* Charts and diagrams as code:
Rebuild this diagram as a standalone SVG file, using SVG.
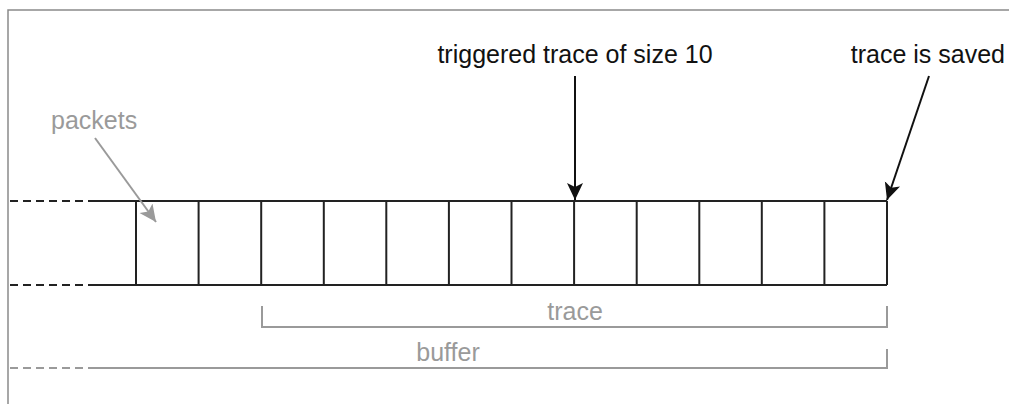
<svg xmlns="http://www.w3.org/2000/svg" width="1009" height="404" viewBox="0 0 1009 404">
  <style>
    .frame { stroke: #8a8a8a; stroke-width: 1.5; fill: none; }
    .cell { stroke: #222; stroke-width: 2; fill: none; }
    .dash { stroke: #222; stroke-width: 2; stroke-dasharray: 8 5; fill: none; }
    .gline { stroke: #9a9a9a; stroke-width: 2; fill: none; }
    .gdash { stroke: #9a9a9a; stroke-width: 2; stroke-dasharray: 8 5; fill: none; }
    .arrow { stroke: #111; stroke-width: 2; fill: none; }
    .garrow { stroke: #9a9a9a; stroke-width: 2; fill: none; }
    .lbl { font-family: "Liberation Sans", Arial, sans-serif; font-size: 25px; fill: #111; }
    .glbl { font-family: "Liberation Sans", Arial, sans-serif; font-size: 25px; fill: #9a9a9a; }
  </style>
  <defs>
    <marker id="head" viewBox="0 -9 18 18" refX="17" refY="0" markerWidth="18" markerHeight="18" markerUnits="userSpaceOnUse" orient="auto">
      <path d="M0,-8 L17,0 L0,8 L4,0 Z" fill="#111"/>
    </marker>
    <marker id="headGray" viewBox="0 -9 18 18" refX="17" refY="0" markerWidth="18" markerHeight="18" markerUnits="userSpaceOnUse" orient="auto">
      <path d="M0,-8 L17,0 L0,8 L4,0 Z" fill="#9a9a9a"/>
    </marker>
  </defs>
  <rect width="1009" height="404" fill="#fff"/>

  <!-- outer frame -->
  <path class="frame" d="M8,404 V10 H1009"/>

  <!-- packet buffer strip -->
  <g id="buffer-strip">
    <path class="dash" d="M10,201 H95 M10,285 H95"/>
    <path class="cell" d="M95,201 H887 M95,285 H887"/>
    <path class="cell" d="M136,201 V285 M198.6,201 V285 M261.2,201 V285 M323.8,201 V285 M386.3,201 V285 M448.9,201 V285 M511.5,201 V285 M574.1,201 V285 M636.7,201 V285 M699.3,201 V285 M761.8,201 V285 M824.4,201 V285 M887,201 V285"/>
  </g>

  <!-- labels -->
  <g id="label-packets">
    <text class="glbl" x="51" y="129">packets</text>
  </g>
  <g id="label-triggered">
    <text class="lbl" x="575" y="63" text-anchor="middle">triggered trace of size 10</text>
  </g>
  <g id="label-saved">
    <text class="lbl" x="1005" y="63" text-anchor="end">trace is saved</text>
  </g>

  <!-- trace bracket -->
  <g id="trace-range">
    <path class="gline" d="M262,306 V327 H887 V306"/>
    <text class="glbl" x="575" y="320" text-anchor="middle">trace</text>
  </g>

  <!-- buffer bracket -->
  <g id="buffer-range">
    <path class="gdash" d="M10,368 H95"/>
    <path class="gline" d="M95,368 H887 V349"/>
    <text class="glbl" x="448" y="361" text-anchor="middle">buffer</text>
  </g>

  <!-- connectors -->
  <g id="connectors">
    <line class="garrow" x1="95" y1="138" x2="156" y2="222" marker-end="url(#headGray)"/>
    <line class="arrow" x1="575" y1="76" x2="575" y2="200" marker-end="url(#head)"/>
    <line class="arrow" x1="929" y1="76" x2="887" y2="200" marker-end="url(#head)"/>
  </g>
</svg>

* * *

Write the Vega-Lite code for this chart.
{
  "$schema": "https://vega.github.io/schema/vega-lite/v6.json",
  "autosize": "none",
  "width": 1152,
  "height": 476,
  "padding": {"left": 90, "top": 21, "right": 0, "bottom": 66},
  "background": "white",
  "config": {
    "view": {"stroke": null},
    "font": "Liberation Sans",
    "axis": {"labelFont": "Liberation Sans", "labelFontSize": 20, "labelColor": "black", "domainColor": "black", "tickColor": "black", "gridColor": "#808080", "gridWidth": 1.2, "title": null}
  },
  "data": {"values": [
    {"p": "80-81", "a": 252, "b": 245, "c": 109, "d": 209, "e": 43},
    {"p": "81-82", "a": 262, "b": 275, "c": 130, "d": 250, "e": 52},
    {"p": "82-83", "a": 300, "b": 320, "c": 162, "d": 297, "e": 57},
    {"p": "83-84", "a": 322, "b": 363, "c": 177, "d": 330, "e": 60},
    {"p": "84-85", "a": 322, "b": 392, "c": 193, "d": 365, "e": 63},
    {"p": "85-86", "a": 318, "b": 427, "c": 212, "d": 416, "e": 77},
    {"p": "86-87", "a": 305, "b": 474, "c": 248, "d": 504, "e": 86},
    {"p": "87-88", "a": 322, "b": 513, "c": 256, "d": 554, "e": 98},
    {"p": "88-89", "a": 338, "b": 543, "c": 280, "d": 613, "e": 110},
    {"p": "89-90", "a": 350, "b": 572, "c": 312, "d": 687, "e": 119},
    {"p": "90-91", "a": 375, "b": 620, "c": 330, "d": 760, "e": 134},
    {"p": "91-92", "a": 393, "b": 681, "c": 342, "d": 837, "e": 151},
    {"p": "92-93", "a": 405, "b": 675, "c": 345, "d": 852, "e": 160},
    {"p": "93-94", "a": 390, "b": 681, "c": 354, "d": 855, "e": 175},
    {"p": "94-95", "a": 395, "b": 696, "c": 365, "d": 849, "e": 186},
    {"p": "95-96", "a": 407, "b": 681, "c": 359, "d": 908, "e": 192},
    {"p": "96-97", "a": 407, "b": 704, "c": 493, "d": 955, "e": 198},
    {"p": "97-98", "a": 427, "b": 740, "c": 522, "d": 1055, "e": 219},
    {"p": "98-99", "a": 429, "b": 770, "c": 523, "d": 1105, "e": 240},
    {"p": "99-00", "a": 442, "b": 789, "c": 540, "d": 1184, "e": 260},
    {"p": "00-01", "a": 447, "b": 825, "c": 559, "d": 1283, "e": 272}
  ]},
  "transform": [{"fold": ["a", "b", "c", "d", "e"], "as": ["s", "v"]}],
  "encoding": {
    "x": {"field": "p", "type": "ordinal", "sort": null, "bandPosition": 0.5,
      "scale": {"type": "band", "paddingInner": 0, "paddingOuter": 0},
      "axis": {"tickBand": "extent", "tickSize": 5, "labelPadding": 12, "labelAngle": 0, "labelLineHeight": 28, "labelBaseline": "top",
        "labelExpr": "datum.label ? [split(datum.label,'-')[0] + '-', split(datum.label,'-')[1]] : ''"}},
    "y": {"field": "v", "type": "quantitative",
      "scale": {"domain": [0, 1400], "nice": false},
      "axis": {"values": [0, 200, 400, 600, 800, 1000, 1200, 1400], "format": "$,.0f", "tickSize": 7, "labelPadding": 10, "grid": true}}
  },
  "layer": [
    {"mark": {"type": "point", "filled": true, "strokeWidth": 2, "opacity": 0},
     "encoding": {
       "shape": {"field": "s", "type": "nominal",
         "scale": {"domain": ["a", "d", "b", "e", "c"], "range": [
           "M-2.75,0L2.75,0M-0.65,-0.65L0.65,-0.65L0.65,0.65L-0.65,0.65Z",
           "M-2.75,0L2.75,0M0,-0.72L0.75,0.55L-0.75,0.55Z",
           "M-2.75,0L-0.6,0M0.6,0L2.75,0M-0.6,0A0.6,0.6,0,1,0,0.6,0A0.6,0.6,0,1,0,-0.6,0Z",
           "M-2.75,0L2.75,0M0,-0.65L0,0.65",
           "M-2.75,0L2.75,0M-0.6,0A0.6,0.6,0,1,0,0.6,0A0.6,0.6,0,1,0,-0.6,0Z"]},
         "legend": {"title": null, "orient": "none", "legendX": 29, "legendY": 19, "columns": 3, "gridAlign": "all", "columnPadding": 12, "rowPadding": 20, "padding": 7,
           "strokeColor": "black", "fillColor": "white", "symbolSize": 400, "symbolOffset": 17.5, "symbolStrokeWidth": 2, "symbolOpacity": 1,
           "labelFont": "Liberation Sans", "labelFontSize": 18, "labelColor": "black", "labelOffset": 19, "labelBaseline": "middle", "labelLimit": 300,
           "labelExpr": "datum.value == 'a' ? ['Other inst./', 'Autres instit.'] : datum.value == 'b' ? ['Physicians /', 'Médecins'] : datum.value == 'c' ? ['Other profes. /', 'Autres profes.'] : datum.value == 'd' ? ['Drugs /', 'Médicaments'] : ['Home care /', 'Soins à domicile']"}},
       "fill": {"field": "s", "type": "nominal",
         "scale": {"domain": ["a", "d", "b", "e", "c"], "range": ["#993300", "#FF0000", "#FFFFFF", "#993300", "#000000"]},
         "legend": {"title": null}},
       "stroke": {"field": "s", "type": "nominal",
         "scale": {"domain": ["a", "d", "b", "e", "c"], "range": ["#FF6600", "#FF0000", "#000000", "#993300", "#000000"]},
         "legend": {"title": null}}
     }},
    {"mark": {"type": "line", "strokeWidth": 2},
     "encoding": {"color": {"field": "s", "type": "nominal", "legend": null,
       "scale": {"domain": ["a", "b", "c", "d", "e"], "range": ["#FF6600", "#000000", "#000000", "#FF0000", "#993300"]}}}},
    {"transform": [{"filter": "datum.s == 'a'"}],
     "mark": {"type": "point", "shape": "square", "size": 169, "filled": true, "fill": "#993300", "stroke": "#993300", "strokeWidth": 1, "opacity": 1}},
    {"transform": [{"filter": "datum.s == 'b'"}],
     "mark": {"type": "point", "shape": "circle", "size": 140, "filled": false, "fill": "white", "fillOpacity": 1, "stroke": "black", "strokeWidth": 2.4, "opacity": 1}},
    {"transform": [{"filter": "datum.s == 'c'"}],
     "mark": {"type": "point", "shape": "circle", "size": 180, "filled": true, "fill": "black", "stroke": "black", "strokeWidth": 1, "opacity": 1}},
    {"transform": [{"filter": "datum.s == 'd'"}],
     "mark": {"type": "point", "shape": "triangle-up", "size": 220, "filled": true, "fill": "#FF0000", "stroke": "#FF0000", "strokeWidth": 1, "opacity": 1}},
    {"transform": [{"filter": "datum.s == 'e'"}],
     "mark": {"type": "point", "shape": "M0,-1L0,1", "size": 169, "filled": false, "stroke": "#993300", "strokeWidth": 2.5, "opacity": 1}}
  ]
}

* SET PROBLEM: Copy each line from the records above that includes the string "this".

* RESPONSE:
Rebuild this diagram as a standalone SVG file, using SVG.
Write the Vega-Lite code for this chart.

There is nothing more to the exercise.